— begin TASK INPUTS —

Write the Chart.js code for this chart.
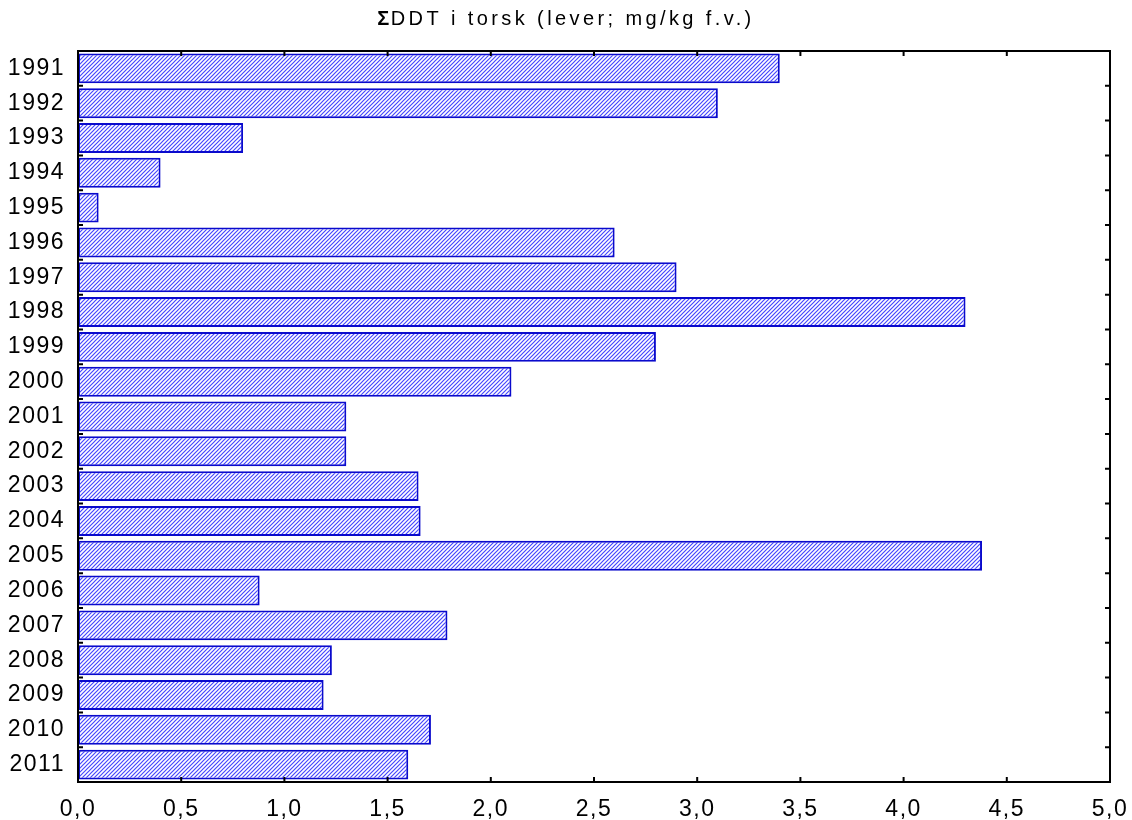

— end TASK INPUTS —
— begin TASK INPUTS —

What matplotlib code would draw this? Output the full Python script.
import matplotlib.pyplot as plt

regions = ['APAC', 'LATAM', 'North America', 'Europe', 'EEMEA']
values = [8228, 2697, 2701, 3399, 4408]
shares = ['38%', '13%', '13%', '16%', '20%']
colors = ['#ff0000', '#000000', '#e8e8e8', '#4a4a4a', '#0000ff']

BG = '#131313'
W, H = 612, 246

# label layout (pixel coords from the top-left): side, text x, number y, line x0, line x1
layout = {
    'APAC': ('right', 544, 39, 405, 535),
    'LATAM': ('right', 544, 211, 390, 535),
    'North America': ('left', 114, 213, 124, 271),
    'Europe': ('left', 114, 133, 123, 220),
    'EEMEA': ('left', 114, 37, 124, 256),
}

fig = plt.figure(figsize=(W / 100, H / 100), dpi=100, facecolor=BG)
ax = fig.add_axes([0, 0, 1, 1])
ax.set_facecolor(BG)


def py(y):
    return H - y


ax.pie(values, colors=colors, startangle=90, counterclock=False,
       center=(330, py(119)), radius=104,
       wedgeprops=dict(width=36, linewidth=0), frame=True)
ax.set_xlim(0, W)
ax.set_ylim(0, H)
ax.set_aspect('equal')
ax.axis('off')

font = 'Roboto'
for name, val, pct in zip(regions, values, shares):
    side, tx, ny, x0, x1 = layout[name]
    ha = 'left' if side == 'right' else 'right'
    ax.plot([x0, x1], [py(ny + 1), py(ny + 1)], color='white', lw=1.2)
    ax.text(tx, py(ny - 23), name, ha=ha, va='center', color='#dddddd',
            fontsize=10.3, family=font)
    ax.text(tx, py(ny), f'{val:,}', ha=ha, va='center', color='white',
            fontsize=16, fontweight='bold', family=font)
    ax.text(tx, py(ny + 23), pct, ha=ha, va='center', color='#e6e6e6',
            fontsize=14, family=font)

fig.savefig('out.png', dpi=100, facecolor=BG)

— end TASK INPUTS —
— begin TASK INPUTS —

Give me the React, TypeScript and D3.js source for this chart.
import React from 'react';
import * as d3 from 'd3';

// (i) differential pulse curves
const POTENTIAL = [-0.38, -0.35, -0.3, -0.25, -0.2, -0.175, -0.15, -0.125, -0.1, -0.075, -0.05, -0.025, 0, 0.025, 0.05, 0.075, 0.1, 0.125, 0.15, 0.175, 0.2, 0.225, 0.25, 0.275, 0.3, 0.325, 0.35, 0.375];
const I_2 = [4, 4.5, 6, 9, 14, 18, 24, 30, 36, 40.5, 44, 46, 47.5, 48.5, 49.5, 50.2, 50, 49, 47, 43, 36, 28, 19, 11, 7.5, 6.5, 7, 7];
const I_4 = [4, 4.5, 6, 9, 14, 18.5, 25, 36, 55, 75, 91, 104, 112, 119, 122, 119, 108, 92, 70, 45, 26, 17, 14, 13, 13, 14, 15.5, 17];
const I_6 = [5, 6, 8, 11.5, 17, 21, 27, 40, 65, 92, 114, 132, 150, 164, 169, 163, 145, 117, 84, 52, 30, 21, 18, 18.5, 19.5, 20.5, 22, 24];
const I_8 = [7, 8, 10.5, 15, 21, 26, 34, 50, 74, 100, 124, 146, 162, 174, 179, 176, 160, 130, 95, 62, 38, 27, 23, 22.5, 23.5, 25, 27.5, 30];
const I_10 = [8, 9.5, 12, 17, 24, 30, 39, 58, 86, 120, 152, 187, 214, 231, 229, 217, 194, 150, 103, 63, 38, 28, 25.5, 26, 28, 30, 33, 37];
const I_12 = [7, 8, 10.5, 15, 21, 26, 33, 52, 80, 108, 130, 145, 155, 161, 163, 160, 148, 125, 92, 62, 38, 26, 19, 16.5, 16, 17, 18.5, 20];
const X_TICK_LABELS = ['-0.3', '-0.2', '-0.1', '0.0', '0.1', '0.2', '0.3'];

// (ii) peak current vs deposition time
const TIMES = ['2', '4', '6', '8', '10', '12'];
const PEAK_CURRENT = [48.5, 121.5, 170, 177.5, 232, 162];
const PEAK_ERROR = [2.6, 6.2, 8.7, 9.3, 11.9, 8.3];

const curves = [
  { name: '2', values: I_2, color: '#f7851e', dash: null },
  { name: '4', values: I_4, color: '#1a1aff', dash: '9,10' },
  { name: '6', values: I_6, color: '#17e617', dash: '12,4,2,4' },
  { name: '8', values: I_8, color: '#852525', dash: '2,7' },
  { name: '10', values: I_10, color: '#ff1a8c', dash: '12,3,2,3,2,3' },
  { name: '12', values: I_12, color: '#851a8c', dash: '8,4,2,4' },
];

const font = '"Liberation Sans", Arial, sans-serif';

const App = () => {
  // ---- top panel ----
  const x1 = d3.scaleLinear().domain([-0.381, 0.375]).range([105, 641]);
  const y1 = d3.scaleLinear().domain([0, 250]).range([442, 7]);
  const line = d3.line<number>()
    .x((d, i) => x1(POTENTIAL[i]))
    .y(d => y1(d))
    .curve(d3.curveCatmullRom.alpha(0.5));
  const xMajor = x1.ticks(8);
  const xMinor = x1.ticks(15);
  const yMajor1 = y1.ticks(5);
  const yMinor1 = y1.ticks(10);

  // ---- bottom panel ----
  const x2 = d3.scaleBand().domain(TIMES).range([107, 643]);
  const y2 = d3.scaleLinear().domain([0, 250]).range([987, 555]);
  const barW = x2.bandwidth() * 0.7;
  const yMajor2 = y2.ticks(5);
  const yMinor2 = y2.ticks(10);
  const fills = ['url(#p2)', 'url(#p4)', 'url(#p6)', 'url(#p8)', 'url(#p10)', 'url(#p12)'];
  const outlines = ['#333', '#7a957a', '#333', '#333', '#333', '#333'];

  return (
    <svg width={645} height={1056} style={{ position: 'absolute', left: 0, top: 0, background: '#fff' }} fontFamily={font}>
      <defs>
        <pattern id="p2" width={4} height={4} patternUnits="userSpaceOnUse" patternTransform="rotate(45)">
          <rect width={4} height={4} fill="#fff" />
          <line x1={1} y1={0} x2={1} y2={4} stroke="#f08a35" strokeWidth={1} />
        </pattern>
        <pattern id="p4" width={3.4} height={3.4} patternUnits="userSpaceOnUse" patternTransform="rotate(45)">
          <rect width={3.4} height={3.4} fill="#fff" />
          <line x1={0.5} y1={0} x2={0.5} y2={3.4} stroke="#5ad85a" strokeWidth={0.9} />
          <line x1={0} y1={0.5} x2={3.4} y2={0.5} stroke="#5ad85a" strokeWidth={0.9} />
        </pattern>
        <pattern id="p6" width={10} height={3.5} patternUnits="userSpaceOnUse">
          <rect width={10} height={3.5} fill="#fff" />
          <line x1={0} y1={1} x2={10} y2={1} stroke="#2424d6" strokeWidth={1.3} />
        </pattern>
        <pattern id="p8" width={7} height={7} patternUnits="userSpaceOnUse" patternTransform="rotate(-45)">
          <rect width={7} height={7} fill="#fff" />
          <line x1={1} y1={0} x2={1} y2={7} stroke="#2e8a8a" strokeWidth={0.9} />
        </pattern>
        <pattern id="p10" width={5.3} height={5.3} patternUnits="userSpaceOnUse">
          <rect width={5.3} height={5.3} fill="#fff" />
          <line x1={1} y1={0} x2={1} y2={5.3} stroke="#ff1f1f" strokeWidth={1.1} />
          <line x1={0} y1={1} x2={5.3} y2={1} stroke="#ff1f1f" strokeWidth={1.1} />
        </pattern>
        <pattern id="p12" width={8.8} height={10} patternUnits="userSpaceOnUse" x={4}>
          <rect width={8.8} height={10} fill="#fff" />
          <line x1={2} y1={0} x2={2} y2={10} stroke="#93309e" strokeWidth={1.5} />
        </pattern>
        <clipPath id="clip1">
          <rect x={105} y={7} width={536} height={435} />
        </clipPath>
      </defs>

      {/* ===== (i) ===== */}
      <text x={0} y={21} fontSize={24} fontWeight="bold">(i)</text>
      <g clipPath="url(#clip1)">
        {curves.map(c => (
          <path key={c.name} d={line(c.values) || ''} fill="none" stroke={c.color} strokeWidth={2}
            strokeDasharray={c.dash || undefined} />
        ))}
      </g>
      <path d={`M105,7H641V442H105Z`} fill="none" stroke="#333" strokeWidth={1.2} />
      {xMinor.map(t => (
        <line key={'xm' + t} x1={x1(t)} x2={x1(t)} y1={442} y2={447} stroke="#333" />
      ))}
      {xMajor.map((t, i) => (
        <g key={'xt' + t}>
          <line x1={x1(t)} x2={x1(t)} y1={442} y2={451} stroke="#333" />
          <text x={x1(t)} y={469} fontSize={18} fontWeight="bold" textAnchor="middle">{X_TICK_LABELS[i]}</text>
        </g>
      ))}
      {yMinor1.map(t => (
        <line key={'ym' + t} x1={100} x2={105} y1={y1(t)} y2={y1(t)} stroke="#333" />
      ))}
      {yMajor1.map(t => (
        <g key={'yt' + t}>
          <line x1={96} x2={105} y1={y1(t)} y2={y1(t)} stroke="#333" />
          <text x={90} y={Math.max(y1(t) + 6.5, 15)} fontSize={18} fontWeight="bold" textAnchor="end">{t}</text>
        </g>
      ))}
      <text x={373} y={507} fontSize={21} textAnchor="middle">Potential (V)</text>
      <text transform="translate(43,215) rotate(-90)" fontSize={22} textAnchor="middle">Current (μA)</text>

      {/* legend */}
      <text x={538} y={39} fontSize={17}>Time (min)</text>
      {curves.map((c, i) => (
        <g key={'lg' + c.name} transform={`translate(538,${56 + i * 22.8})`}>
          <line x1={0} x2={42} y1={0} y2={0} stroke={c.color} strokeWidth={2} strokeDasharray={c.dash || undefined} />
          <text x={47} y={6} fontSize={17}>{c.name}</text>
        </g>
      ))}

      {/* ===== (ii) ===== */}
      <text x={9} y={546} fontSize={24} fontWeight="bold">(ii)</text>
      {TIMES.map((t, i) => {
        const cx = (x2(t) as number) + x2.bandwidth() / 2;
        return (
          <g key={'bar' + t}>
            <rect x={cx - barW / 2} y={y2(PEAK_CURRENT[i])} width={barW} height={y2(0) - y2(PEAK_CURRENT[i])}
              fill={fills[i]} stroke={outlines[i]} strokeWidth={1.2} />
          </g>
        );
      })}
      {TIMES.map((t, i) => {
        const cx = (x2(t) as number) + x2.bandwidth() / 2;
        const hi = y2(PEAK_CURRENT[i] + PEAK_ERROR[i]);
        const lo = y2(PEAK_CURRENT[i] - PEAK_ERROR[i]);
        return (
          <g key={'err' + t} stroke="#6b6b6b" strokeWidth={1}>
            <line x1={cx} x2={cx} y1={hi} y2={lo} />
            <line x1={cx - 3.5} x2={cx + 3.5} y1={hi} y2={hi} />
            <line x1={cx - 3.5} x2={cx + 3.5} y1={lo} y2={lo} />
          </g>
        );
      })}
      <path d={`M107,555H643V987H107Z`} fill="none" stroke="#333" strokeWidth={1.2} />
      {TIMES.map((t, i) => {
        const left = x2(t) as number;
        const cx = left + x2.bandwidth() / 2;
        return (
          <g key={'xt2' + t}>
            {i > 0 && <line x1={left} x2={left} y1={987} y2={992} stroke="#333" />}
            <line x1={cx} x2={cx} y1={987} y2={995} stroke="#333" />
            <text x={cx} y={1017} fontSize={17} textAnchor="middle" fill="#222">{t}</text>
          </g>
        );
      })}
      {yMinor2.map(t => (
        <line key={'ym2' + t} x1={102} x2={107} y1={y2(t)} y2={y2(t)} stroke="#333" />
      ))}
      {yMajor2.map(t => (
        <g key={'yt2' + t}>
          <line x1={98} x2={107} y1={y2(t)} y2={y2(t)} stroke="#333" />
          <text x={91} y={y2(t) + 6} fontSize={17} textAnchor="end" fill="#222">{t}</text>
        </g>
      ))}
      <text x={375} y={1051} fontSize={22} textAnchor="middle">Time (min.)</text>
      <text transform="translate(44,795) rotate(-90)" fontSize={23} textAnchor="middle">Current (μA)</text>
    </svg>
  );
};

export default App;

— end TASK INPUTS —

■ **EXERCISE BRIEF**:
Looking at the data above, return every line from the one with "What matplotlib code" down to the one with "colors = ['#ff0000', '#000000', '#e8e8e8', '#4a4a4a', '#0000ff']", exactly and inclusively.

■ **EXERCISE RESULT**:
What matplotlib code would draw this? Output the full Python script.
import matplotlib.pyplot as plt

regions = ['APAC', 'LATAM', 'North America', 'Europe', 'EEMEA']
values = [8228, 2697, 2701, 3399, 4408]
shares = ['38%', '13%', '13%', '16%', '20%']
colors = ['#ff0000', '#000000', '#e8e8e8', '#4a4a4a', '#0000ff']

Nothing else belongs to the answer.